Sometimes I think of all of these love letters stacked unread in my fingertips, waiting, and I worry that they will end up forgotten under floorboards and behind walls, still unread. Discovered only later, maybe, by a generation who has never heard the beating of my little bird heart. Like the cactus I saw in the desert, holding their blooms for moths that might never come.
There's this documentary about making a documentary in the Amazon that I watch all the time, where a local tribesman pulls an anaconda out of a hole by its tail. They tell the camera that the point of doing this is to relocate the anaconda somewhere where it is less likely to eat a cameraman and get itself killed, but really I think the point is to watch a man pull a giant snake out of a hole by its tail. It seems that the anaconda emits a scent that makes it hard to miss, and I wonder about the people living in those jungles in all the years before the cameras came, learning that that smell meant snake and that it was possible--even desirable--to forcibly remove it from where it had hidden. Like pulling a rabbit out of a hat, if rabbits ate jaguars.

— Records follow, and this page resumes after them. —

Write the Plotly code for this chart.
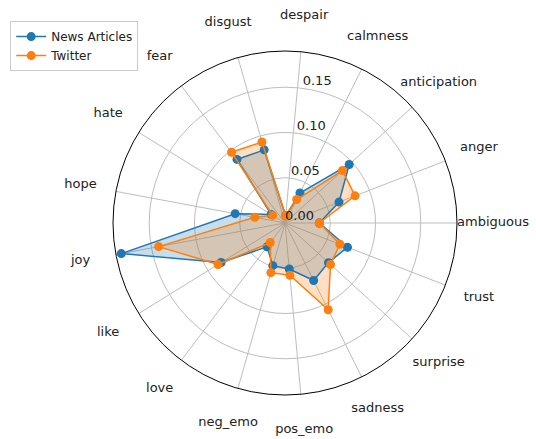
import plotly.graph_objects as go

categories = ["ambiguous", "anger", "anticipation", "calmness", "despair", "disgust",
              "fear", "hate", "hope", "joy", "like", "love", "neg_emo", "pos_emo",
              "sadness", "surprise", "trust"]
news = [0.038, 0.064, 0.096, 0.037, 0.008, 0.084, 0.088, 0.018, 0.056, 0.184,
        0.083, 0.033, 0.049, 0.051, 0.071, 0.065, 0.074]
twitter = [0.038, 0.083, 0.086, 0.029, 0.008, 0.093, 0.098, 0.016, 0.034, 0.142,
           0.087, 0.027, 0.057, 0.058, 0.107, 0.068, 0.065]
r_ticks = [0.00, 0.05, 0.10, 0.15]
r_tick_labels = ["0.00", "0.05", "0.10", "0.15"]

R_MAX = 0.19
n = len(categories)
angles = [i * 360.0 / n for i in range(n)]
theta_closed = angles + [angles[0]]

# pixel geometry of the polar area
W, H = 536, 439
CX, CY, RAD = 285, 223, 172
LAB_RAD, OUTER2 = 208, 214


def dom(rad):
    return dict(x=[(CX - rad) / W, (CX + rad) / W],
                y=[(H - CY - rad) / H, (H - CY + rad) / H])


fig = go.Figure()
# fills (drawn beneath lines, like matplotlib patches)
fig.add_trace(go.Scatterpolar(
    r=news + [news[0]], theta=theta_closed, mode="none", fill="toself",
    fillcolor="rgba(31,119,180,0.25)", showlegend=False, hoverinfo="skip"))
fig.add_trace(go.Scatterpolar(
    r=twitter + [twitter[0]], theta=theta_closed, mode="none", fill="toself",
    fillcolor="rgba(255,127,14,0.25)", showlegend=False, hoverinfo="skip"))
# lines + markers
fig.add_trace(go.Scatterpolar(
    r=news + [news[0]], theta=theta_closed, name="News Articles",
    mode="lines+markers",
    line=dict(color="#1f77b4", width=1.5),
    marker=dict(color="#1f77b4", size=9)))
fig.add_trace(go.Scatterpolar(
    r=twitter + [twitter[0]], theta=theta_closed, name="Twitter",
    mode="lines+markers",
    line=dict(color="#ff7f0e", width=1.5),
    marker=dict(color="#ff7f0e", size=9)))
# radial tick labels
fig.add_trace(go.Scatterpolar(
    r=r_ticks, theta=[82.5] * len(r_ticks), text=r_tick_labels, mode="text",
    textposition="top right", cliponaxis=False, showlegend=False,
    hoverinfo="skip",
    textfont=dict(family="DejaVu Sans", size=13, color="#222222")))
# category labels on an overlaid, invisible polar with a larger radius
fig.add_trace(go.Scatterpolar(
    r=[R_MAX * LAB_RAD / RAD] * n, theta=angles, text=categories, mode="text",
    textposition="middle center", cliponaxis=False, showlegend=False,
    hoverinfo="skip", subplot="polar2",
    textfont=dict(family="DejaVu Sans", size=13, color="#222222")))

hidden_axis = dict(showticklabels=False, ticks="", showline=False, showgrid=False)

fig.update_layout(
    width=W, height=H,
    margin=dict(l=0, r=0, t=0, b=0),
    paper_bgcolor="white",
    font=dict(family="DejaVu Sans", size=13, color="#222222"),
    polar=dict(
        domain=dom(RAD),
        bgcolor="white",
        angularaxis=dict(
            rotation=0, direction="counterclockwise",
            tickmode="array", tickvals=angles, showticklabels=False, ticks="",
            showgrid=True, gridcolor="#bdbdbd", gridwidth=1,
            showline=True, linecolor="#000000", linewidth=1),
        radialaxis=dict(
            range=[0, R_MAX], tickmode="array", tickvals=r_ticks[1:],
            showticklabels=False, ticks="", showline=False,
            showgrid=True, gridcolor="#bdbdbd", gridwidth=1)),
    polar2=dict(
        domain=dom(OUTER2),
        bgcolor="rgba(0,0,0,0)",
        angularaxis=dict(rotation=0, direction="counterclockwise", **hidden_axis),
        radialaxis=dict(range=[0, R_MAX * OUTER2 / RAD], **hidden_axis)),
    legend=dict(x=0.019, y=0.952, xanchor="left", yanchor="top",
                bordercolor="#cccccc", borderwidth=1, bgcolor="white",
                font=dict(family="DejaVu Sans", size=12, color="#222222"),
                tracegroupgap=0, itemwidth=30),
)

fig.write_html("out.html")
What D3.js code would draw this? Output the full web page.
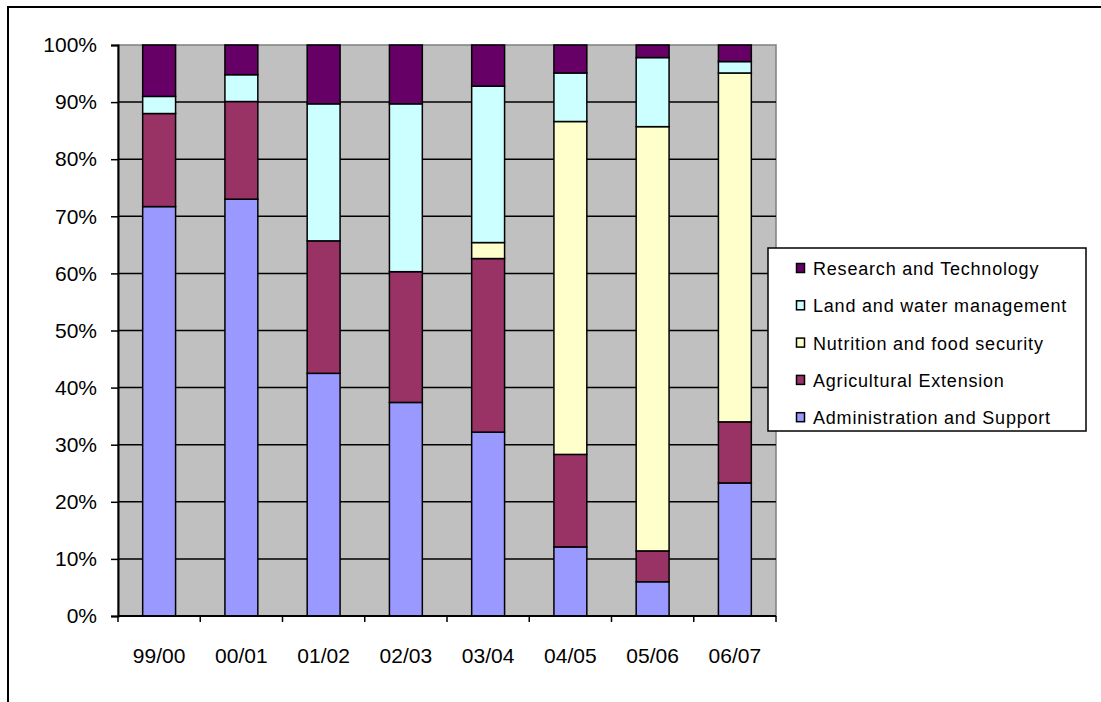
<!DOCTYPE html>
<html>
<head>
<meta charset="utf-8">
<script src="https://cdn.jsdelivr.net/npm/d3@7"></script>
<style>
  html, body { margin: 0; padding: 0; background: #fff; }
  svg { display: block; font-family: "Liberation Sans", Arial, sans-serif; }
</style>
</head>
<body>
<svg id="chart" width="1101" height="702"></svg>
<script>
// Budget share by programme, per financial year (percent of total)
const categories = ["99/00", "00/01", "01/02", "02/03", "03/04", "04/05", "05/06", "06/07"];
const admin      = [71.7, 73.0, 42.5, 37.4, 32.2, 12.1, 6.0, 23.3];
const agExt      = [16.3, 17.1, 23.2, 22.9, 30.4, 16.2, 5.4, 10.7];
const nutrition  = [0, 0, 0, 0, 2.8, 58.3, 74.3, 61.1];
const land       = [3.0, 4.7, 24.0, 29.4, 27.4, 8.5, 12.1, 2.0];
const research   = [9.0, 5.2, 10.3, 10.3, 7.2, 4.9, 2.2, 2.9];

const seriesNames = ["Administration and Support", "Agricultural Extension",
  "Nutrition and food security", "Land and water management", "Research and Technology"];
const seriesValues = [admin, agExt, nutrition, land, research];
const seriesColors = ["#9999FF", "#993366", "#FFFFCC", "#CCFFFF", "#660066"];
const yTicks = [0, 10, 20, 30, 40, 50, 60, 70, 80, 90, 100];

const rows = categories.map((c, i) => {
  const r = { cat: c };
  seriesNames.forEach((n, k) => { r[n] = seriesValues[k][i]; });
  return r;
});

const svg = d3.select("#chart");
const plot = { left: 118, right: 776, top: 45, bottom: 616 };

// outer chart frame (continues past the window on the right and bottom)
svg.append("rect")
  .attr("x", 8).attr("y", 7).attr("width", 1200).attr("height", 800)
  .attr("fill", "#fff").attr("stroke", "#000").attr("stroke-width", 2);

const x = d3.scaleBand().domain(categories)
  .range([plot.left, plot.right]).paddingInner(0.6).paddingOuter(0.3);
const xTickScale = d3.scaleBand().domain(categories).range([plot.left, plot.right]);
const y = d3.scaleLinear().domain([0, 100]).range([plot.bottom, plot.top]);

// plot background
svg.append("rect")
  .attr("x", plot.left).attr("y", plot.top)
  .attr("width", plot.right - plot.left).attr("height", plot.bottom - plot.top)
  .attr("fill", "#C0C0C0").attr("stroke", "#808080").attr("stroke-width", 1.5);

// horizontal gridlines
svg.append("g").selectAll("line")
  .data(yTicks.filter(t => t > 0 && t < 100))
  .join("line")
  .attr("x1", plot.left).attr("x2", plot.right)
  .attr("y1", d => y(d)).attr("y2", d => y(d))
  .attr("stroke", "#000").attr("stroke-width", 1.5);

// stacked bars
const stack = d3.stack().keys(seriesNames)(rows);
svg.append("g").selectAll("g")
  .data(stack)
  .join("g")
  .attr("fill", (d, i) => seriesColors[i])
  .selectAll("rect")
  .data(d => d.filter(s => s[1] - s[0] > 0))
  .join("rect")
  .attr("x", d => x(d.data.cat))
  .attr("width", x.bandwidth())
  .attr("y", d => y(d[1]))
  .attr("height", d => y(d[0]) - y(d[1]))
  .attr("stroke", "#000").attr("stroke-width", 1.5);

// y axis
const yAxis = svg.append("g")
  .attr("transform", `translate(${plot.left},0)`)
  .call(d3.axisLeft(y).tickValues(yTicks).tickSize(7).tickPadding(14).tickFormat(d => d + "%"));
yAxis.select(".domain").attr("stroke", "#000").attr("stroke-width", 2);
yAxis.selectAll(".tick line").attr("stroke", "#000").attr("stroke-width", 1.5);
yAxis.selectAll(".tick text")
  .attr("font-size", 21).attr("font-family", "Liberation Sans, Arial, sans-serif")
  .attr("fill", "#000");

// x axis with tick marks at the category boundaries
const xAxisG = svg.append("g").attr("transform", `translate(0,${plot.bottom})`);
xAxisG.append("line")
  .attr("x1", plot.left).attr("x2", plot.right).attr("y1", 0).attr("y2", 0)
  .attr("stroke", "#000").attr("stroke-width", 2);
const boundaries = categories.map(c => xTickScale(c)).concat([plot.right]);
xAxisG.selectAll("line.tk")
  .data(boundaries).join("line").attr("class", "tk")
  .attr("x1", d => d).attr("x2", d => d).attr("y1", 0).attr("y2", 6)
  .attr("stroke", "#000").attr("stroke-width", 1.5);
xAxisG.selectAll("text")
  .data(categories).join("text")
  .attr("x", d => x(d) + x.bandwidth() / 2)
  .attr("y", 47)
  .attr("text-anchor", "middle")
  .attr("font-size", 21)
  .attr("fill", "#000")
  .text(d => d);

// legend (top entry is the top stack)
const legend = svg.append("g");
legend.append("rect")
  .attr("x", 768).attr("y", 248).attr("width", 318).attr("height", 183)
  .attr("fill", "#fff").attr("stroke", "#000").attr("stroke-width", 1.5);
const legendOrder = d3.range(seriesNames.length).reverse();
const items = legend.selectAll("g.item")
  .data(legendOrder).join("g").attr("class", "item")
  .attr("transform", (d, i) => `translate(796,${268 + i * 37.3})`);
items.append("rect")
  .attr("x", 0.5).attr("y", -4.5).attr("width", 8).attr("height", 9)
  .attr("fill", d => seriesColors[d]).attr("stroke", "#000").attr("stroke-width", 1.5);
items.append("text")
  .attr("x", 17).attr("y", 7)
  .attr("font-size", 18).attr("letter-spacing", 0.8)
  .attr("fill", "#000")
  .text(d => seriesNames[d]);
</script>
</body>
</html>
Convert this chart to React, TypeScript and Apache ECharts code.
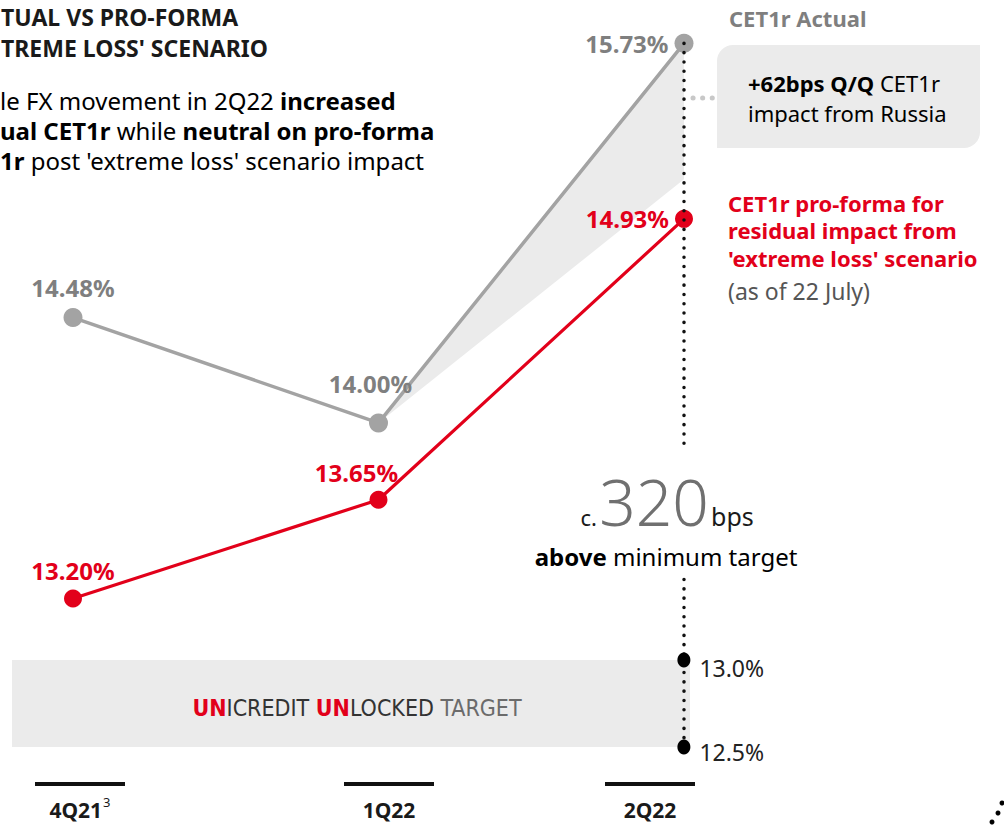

I think about those lost Amazon tribes living among the snakes, not knowing they were lost until strangers showed up to tell them that they had been found.
And I think about how we are all sometimes, a little bit, a lost Amazon tribe waiting to be found by someone intrepid and not even realizing it. Looking for explorers who know only how to mangle our languages and customs but would like to learn why we tip our poison darts with rainbows scraped only from the reddest of frogs, how we pull magic snakes from thin air, what the names of our constellations are. Lost and foreign, but not unknowable.